Absolutely right. You’ve grasped a very important point there. Classically, of course, the customer is also organized. It has IT departments, production departments or finance departments. The exciting thing, or a bit of a challenge, about the Internet of Things is that various parties actually have to work together very seamlessly to ensure that the technology reaches production and, above all, is accepted by those who have to operate it. But also that it is built securely and scalable, which is then mostly by the IT department, for example. This cross organization and collaboration is of course also an important issue that drives the complexity of such IIoT use cases or projects. And this is of course also an issue we addressed with AXULUS – it brings the different parties together in a coordinated way so that then at the end of the day a stable and valuable use case emerges.

You guys have brought a use case today that we can use to talk about this specifically. Katharina, you said you’ve been in the logistics and supply chain management field for years. That’s your expertise. Can you introduce us here to the topic of what classic problems or challenges in logistics are, so that we can understand your solutions?

Katharina

In the logistics industry, a bit of a problem is that customers naturally expect some package to arrive at some point. In some cases, they don’t understand the massive effort behind it – labor costs, transportation costs, and so on. For example: I produce somewhere, raw materials are shipped somewhere, then converted into semi-finished products, then further shipped to distribution centers until they arrive exactly on the day, in the time window, where you want them to be finished and you just have to open the door. Behind this are hidden expenses that no one is really aware of. I think that sometimes gets lost a little bit. I want to receive my package on Friday afternoon at exactly 4 p.m. and that’s actually a lot of effort to coordinate with many complex dependencies, with partners, suppliers, customers, between industry and trade to make the balancing act. That’s definitely a really big challenge and also, of course, associated with high costs in terms of personnel, transport and warehousing. That means in large warehouses or large storage halls, where hundreds of employees, a whole team works day and night on it, where trucks drive in and out and of course you get the things that are urgent out again as quickly as possible and put the things that have to go quickly somewhere else than those that perhaps always stay a little longer. Of course, this creates an extreme amount of dependencies, because one person waits for the other, the other wants to get the stuff out, someone has to get the stuff somewhere. There are definitely a lot of people on the road who have to coordinate perfectly. And if someone somewhere is waiting for the other person, that often opens a can of worms. These are challenges, especially in warehousing, and that is of course also what our use case is a little bit about, because a warehouse like this has to work extremely efficiently, of course, and everything involves a great deal of effort.
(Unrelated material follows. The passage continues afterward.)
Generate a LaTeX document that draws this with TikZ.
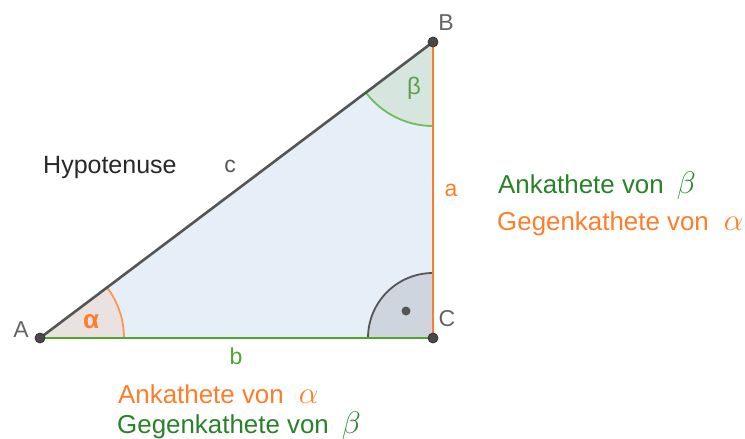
\documentclass[tikz,border=0pt]{standalone}
\usepackage{graphicx}
\usepackage{fontspec}
\setmainfont{Liberation Sans}
\definecolor{ggOrange}{RGB}{255,125,40}
\definecolor{ggTextGreen}{RGB}{40,130,40}
\definecolor{ggLineGreen}{RGB}{80,165,45}
\definecolor{ggArcGreen}{RGB}{110,190,90}
\definecolor{ggGray}{RGB}{85,85,85}
\definecolor{ggLabel}{RGB}{100,100,100}
\definecolor{triFill}{RGB}{230,238,248}
\definecolor{alphaFill}{RGB}{234,226,224}
\definecolor{betaFill}{RGB}{214,230,222}
\definecolor{rightFill}{RGB}{207,213,223}
\newcommand{\bigmath}[1]{\scalebox{1.25}{$#1$}}
\begin{document}
\begin{tikzpicture}[x=1pt,y=-1pt,
  side/.style={line width=2.6pt},
  anglearc/.style={line width=1.8pt},
  ptdot/.style={circle,fill=ggGray!85!black,draw=black!80,line width=0.8pt,minimum size=10pt,inner sep=0pt},
  ptlabel/.style={text=ggLabel,font=\fontsize{23}{27}\selectfont,inner sep=0pt},
  sidelabel/.style={font=\fontsize{23}{27}\selectfont,inner sep=0pt},
  desc/.style={font=\fontsize{25.9}{30}\selectfont,inner sep=0pt,anchor=base west},
  anglelabel/.style={inner sep=0pt}]
\useasboundingbox (0,0) rectangle (745,439);
\coordinate (A) at (40,338);
\coordinate (B) at (433,42);
\coordinate (C) at (433,338);
% triangle fill
\fill[triFill] (A) -- (B) -- (C) -- cycle;
% angle sectors
\fill[alphaFill] (A) -- ++(84,0) arc[start angle=0,end angle=-37,radius=84] -- cycle;
\fill[betaFill] (B) -- ++(0,84) arc[start angle=90,end angle=143,radius=84] -- cycle;
\fill[rightFill] (C) -- ++(-65,0) arc[start angle=180,end angle=270,radius=65] -- cycle;
\draw[anglearc,ggOrange!80] (A) ++(84,0) arc[start angle=0,end angle=-37,radius=84];
\draw[anglearc,ggArcGreen] (B) ++(0,84) arc[start angle=90,end angle=143,radius=84];
\draw[anglearc,ggGray] (C) ++(-65,0) arc[start angle=180,end angle=270,radius=65];
\node[circle,fill=ggGray,inner sep=0pt,minimum size=9pt] (rdot) at (406,311) {};
% sides
\draw[side,ggLineGreen] (A) -- (C);
\draw[side,ggOrange] (C) -- (B);
\draw[side,ggGray] (A) -- (B);
% points
\node[ptdot] (pA) at (A) {};
\node[ptdot] (pB) at (B) {};
\node[ptdot] (pC) at (C) {};
\node[ptlabel] (lA) at (21,330) {A};
\node[ptlabel] (lB) at (446,23) {B};
\node[ptlabel] (lC) at (447,319) {C};
% side labels
\node[sidelabel,text=ggGray] (lc) at (230,166) {c};
\node[sidelabel,text=ggOrange] (la) at (451,190) {a};
\node[sidelabel,text=ggLineGreen] (lb) at (236,356) {b};
% angle labels
\node[anglelabel,text=ggOrange,font=\fontsize{26}{30}\selectfont\bfseries] (lalpha) at (91,322) {α};
\node[anglelabel,text=ggArcGreen!85!black,font=\fontsize{24}{28}\selectfont] (lbeta) at (414,88) {β};
% descriptions
\node[desc,font=\fontsize{25}{30}\selectfont,text=ggLabel!40!black] (hyp) at (43,173) {Hypotenuse};
\node[desc,text=ggTextGreen] (ankb) at (498,193) {Ankathete von\hspace{13pt}\bigmath{\beta}};
\node[desc,text=ggOrange] (gega) at (497,230) {Gegenkathete von\hspace{15pt}\bigmath{\alpha}};
\node[desc,text=ggOrange] (anka) at (118,403) {Ankathete von\hspace{15pt}\bigmath{\alpha}};
\node[desc,text=ggTextGreen] (gegb) at (117,433) {Gegenkathete von\hspace{13pt}\bigmath{\beta}};
\end{tikzpicture}
\end{document}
What are the classic tasks and challenges of these individual employee roles in which your customers are active?

Katharina

In a classic warehouse, there are employees who do the picking. That means, they are employees who receive so-called pick orders and then process them, assembling materials that then have to be delivered further for a specific customer order. This means that they run around in the warehouse and everything has to be done quickly, one after the other. The things are put into packages, weighed, labels are put on them and everything is prepared as we know it when we receive it. Then, of course, there are the forklift drivers who take down the goods that are at the top of the building, for example, and then make them available at the bottom for the very people I mentioned earlier, who then open up these pallets again and take out the individual parts. And then, of course, there are the people who unload the goods and put them back on the truck. That is, they are those who are at the gate. Of course, they also have to take the pallets from such a truck extremely quickly. Normally, 33 euro pallets fit into such a truck, and they have to be taken out as quickly as possible, quickly put in the right places, and then loaded again so that the driver can drive on again. And of course the whole thing is supervised by logistics managers or shift supervisors who have an overview of the order situation. How far are they? Are they already 50 percent done or are they actually done? And I just need a delivery bill and then I can monitor it that way. That’s about three or four typical roles in a warehouse like this.
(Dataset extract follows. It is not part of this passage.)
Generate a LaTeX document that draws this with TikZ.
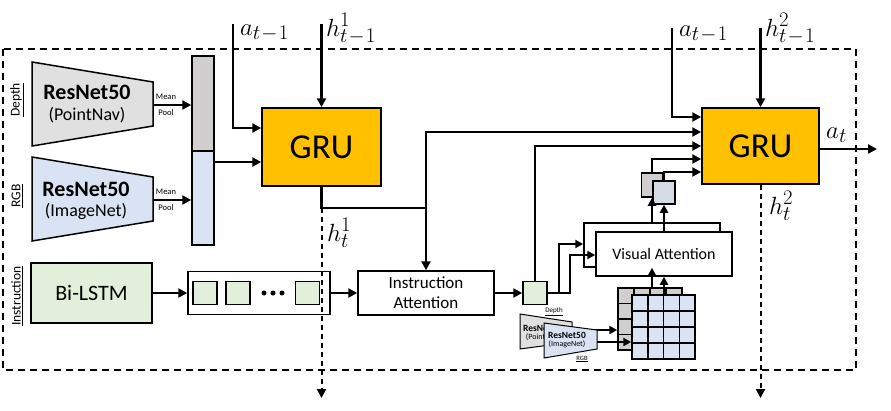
\documentclass[tikz,border=0pt]{standalone}
\usepackage{fontspec}
\setmainfont{Carlito}
\usetikzlibrary{arrows.meta}
\definecolor{gruor}{HTML}{FFC000}
\definecolor{dgray}{HTML}{E0E0E0}
\definecolor{cgray}{HTML}{D0CECE}
\definecolor{lblue}{HTML}{DAE3F3}
\definecolor{lgreen}{HTML}{E2EFDA}
\definecolor{sblue}{HTML}{D6DCE5}
\newcommand{\tmo}{t\mskip1mu{-}\mskip1mu1}
\begin{document}
\begin{tikzpicture}[x=1pt,y=-1pt,
  bx/.style={draw, line width=1.5pt, inner sep=0pt, align=center},
  ln/.style={line width=2.4pt},
  arr/.style={line width=2.4pt, -{Triangle[length=9pt,width=9pt]}},
  darr/.style={line width=2.4pt, {Triangle[length=9pt,width=9pt]}-{Triangle[length=9pt,width=9pt]}},
  sarr/.style={line width=2.2pt, -{Triangle[length=8pt,width=8pt]}},
  dsh/.style={line width=2pt, dash pattern=on 5pt off 4pt, -{Triangle[length=9pt,width=9pt]}},
  trap/.style={draw, line width=1.5pt},
  mth/.style={font=\fontsize{24.88}{28}\selectfont, inner sep=0pt},
  side/.style={rotate=90, font=\fontsize{13.5}{14}\selectfont},
  gru/.style={bx, fill=gruor, font=\fontsize{35}{40}\selectfont},
  tiny/.style={font=\fontsize{8.5}{9}\selectfont, inner sep=0pt}
]
\useasboundingbox (0,0) rectangle (891,410);
% frame
\draw[line width=1.3pt, dash pattern=on 7pt off 5pt] (3,49) rectangle (856,370);

% side labels
\node[side] (ldepth) at (17,100) {\underline{Depth}};
\node[side] (lrgb) at (17,196) {\underline{RGB}};
\node[side] (linstr) at (17,296) {\underline{Instruction}};

% ResNet trapezoids
\draw[trap, fill=dgray] (32,62) -- (153,82) -- (153,126) -- (32,146) -- cycle;
\node[font=\fontsize{22}{24}\selectfont\bfseries] (dt1) at (87,92) {ResNet50};
\node[font=\fontsize{18}{20}\selectfont] (dt2) at (87,115) {(PointNav)};
\draw[trap, fill=lblue] (32,157) -- (153,177) -- (153,221) -- (32,241) -- cycle;
\node[font=\fontsize{22}{24}\selectfont\bfseries] (rt1) at (86,189) {ResNet50};
\node[font=\fontsize{18}{20}\selectfont] (rt2) at (86,211) {(ImageNet)};

% feature column
\node[bx, fill=cgray, minimum width=22pt, minimum height=95pt] (coltop) at (203,103.5) {};
\node[bx, fill=lblue, minimum width=22pt, minimum height=94pt] (colbot) at (203,198) {};

\coordinate (dout) at (153,105);
\coordinate (rout) at (153,200);
\draw[arr] (dout) -- (dout -| coltop.west);
\draw[arr] (rout) -- (rout -| colbot.west);
\node[tiny] (m1) at (166,97) {Mean};
\node[tiny] (p1) at (166,113) {Pool};
\node[tiny] (m2) at (166,192) {Mean};
\node[tiny] (p2) at (166,208) {Pool};

% GRUs
\node[gru, minimum width=119pt, minimum height=78pt] (gru1) at (321.5,147) {GRU};
\node[gru, minimum width=117pt, minimum height=76pt] (gru2) at (760.5,146) {GRU};

% inputs of GRU1
\coordinate (a1top) at (233,24);
\coordinate (h1top) at (321.5,24);
\draw[arr] (a1top) -- (233,128) -- (gru1.west |- 0,128);
\draw[arr] (h1top) -- (gru1.north);
\draw[arr] (colbot.east |- 0,162) -- (gru1.west |- 0,162);
\node[mth, anchor=base west] (la1) at (240,35) {$a_{\tmo}$};
\node[mth, anchor=base west] (lh1) at (326,36) {$h^1_{\tmo}$};

% instruction branch
\node[bx, fill=lgreen, minimum width=121pt, minimum height=60pt, font=\fontsize{22}{24}\selectfont] (bilstm) at (91.5,293) {Bi-LSTM};
\node[bx, fill=white, minimum width=142pt, minimum height=43pt] (tok) at (259,293) {};
\node[bx, fill=lgreen, minimum width=24pt, minimum height=23pt] (tokA) at (205,293) {};
\node[bx, fill=lgreen, minimum width=24pt, minimum height=23pt] (tokB) at (238,293) {};
\node[bx, fill=lgreen, minimum width=24pt, minimum height=23pt] (tokC) at (307.5,293) {};
\node[circle, fill, inner sep=0pt, minimum size=5pt] (d1) at (264,293) {};
\node[circle, fill, inner sep=0pt, minimum size=5pt] (d2) at (273,293) {};
\node[circle, fill, inner sep=0pt, minimum size=5pt] (d3) at (282,293) {};
\draw[arr] (bilstm.east) -- (tok.west);

\node[bx, fill=white, minimum width=136pt, minimum height=44pt, font=\fontsize{17}{20}\selectfont] (ia) at (426,293) {Instruction\\Attention};
\draw[arr] (tok.east) -- (ia.west);
\node[bx, fill=lgreen, minimum width=24pt, minimum height=23pt] (gsq) at (535,293) {};
\draw[arr] (ia.east) -- (gsq.west);

% GRU1 output
\draw[ln] (gru1.south) -- (321.5,208) -- (ia.north |- 0,208);
\draw[darr] (ia.north) -- (ia.north |- 0,132) -- (gru2.west |- 0,132);
\draw[dsh] (321.5,208) -- (321.5,398);
\node[mth, anchor=base west] (lh1t) at (327,241) {$h^1_t$};

% visual attention
\node[bx, fill=white, minimum width=136pt, minimum height=44pt] (vab) at (652,245) {};
\node[bx, fill=white, minimum width=136pt, minimum height=44pt, font=\fontsize{16}{18}\selectfont] (vaf) at (664,254) {Visual Attention};
\draw[arr] (gsq.north) -- (gsq.north |- 0,146) -- (gru2.west |- 0,146);
\draw[sarr] (gsq.east) -- (559,293) -- (559,244) -- (vab.west |- 0,244);
\draw[sarr] (gsq.east) -- (570,293) -- (570,255) -- (vaf.west |- 0,255);

% small squares
\node[bx, fill=cgray, minimum width=21pt, minimum height=24pt] (sqg) at (652,185) {};
\node[bx, fill=sblue, minimum width=22pt, minimum height=23pt] (sqb) at (664,192.5) {};
\draw[sarr] (vab.north) -- (sqg.south);
\draw[sarr] (vaf.north) -- (sqb.south);
\draw[arr] (sqg.north) -- (sqg.north |- 0,159) -- (gru2.west |- 0,159);
\draw[arr] (sqb.north) -- (sqb.north |- 0,172) -- (gru2.west |- 0,172);

% grids
\node[bx, fill=cgray, minimum width=64pt, minimum height=62pt] (gridg) at (650,319) {};
\foreach \k in {1,2,3} {
  \draw[line width=1.5pt] (618+\k*16,288) -- (618+\k*16,350);
  \draw[line width=1.5pt] (618,288+\k*15.5) -- (682,288+\k*15.5);
}
\node[bx, fill=lblue, minimum width=63pt, minimum height=64pt] (gridb) at (663.5,327) {};
\foreach \k in {1,2,3} {
  \draw[line width=1.5pt] (632+\k*15.75,295) -- (632+\k*15.75,359);
  \draw[line width=1.5pt] (632,295+\k*16) -- (695,295+\k*16);
}
\draw[sarr] (vab.south |- gridg.north) -- (vab.south);
\draw[sarr] (vaf.south |- gridb.north) -- (vaf.south);

% mini ResNets
\draw[line width=1pt, fill=dgray] (520,314) -- (572,322) -- (572,342) -- (520,349) -- cycle;
\node[font=\fontsize{9.5}{10}\selectfont\bfseries, inner sep=0pt] (mg1) at (542,328.5) {ResNet50};
\node[font=\fontsize{8}{9}\selectfont, inner sep=0pt] (mg2) at (543,337) {(PointNav)};
\coordinate (mgout) at (572,330);
\draw[sarr] (mgout) -- (mgout -| gridg.west);
\draw[line width=1pt, fill=lblue] (544,323) -- (597,330) -- (597,349) -- (544,358) -- cycle;
\node[font=\fontsize{9.5}{10}\selectfont\bfseries, inner sep=0pt] (mb1) at (567,335.5) {ResNet50};
\node[font=\fontsize{8}{9}\selectfont, inner sep=0pt] (mb2) at (567,344.5) {(ImageNet)};
\coordinate (mbout) at (597,342);
\draw[sarr] (mbout) -- (mbout -| gridb.west);
\node[font=\fontsize{7}{8}\selectfont, inner sep=1pt] (mdep) at (554,312) {\underline{Depth}};
\node[font=\fontsize{6.5}{7}\selectfont, inner sep=1pt] (mrgb) at (582,359) {\underline{RGB}};

% GRU2 inputs / outputs
\coordinate (a2top) at (672,28);
\coordinate (h2top) at (760.5,28);
\draw[arr] (a2top) -- (672,117) -- (gru2.west |- 0,117);
\draw[arr] (h2top) -- (gru2.north);
\node[mth, anchor=base west] (la2) at (679,36) {$a_{\tmo}$};
\node[mth, anchor=base west] (lh2) at (765,36) {$h^2_{\tmo}$};
\coordinate (atend) at (877,149);
\draw[arr] (gru2.east |- atend) -- (atend);
\node[mth, anchor=base west] (lat) at (826,138) {$a_t$};
\draw[dsh] (gru2.south) -- (760.5,398);
\node[mth, anchor=base west] (lh2t) at (769,214) {$h^2_t$};
\end{tikzpicture}
\end{document}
How digital are your customers already today? Some of that sounds very manual, what you’re describing. There are probably also different gradations. What is your assessment?

Katharina

So that’s a mixed bag. There are a lot of people who still work very manually at first, but then reach their limits, because of course there are so many dependencies. There’s everything from Post-its stuck somewhere with inscriptions like “I need another pallet of brush ABC now, the forklift driver has to get it for me” to ultra-modern equipment with a wide variety of technologies, such as voice devices that whisper in your ear where you have to go, and then you confirm it with code numbers. Or you work with RFID devices or RFID tags that do this as automatically as possible or, as in our case, with drones that scan the data and thus make the employees’ work much easier. But there’s really everything – from highly manual to very well automated. There are also automated warehouses where robots automatically move pallets to and from places.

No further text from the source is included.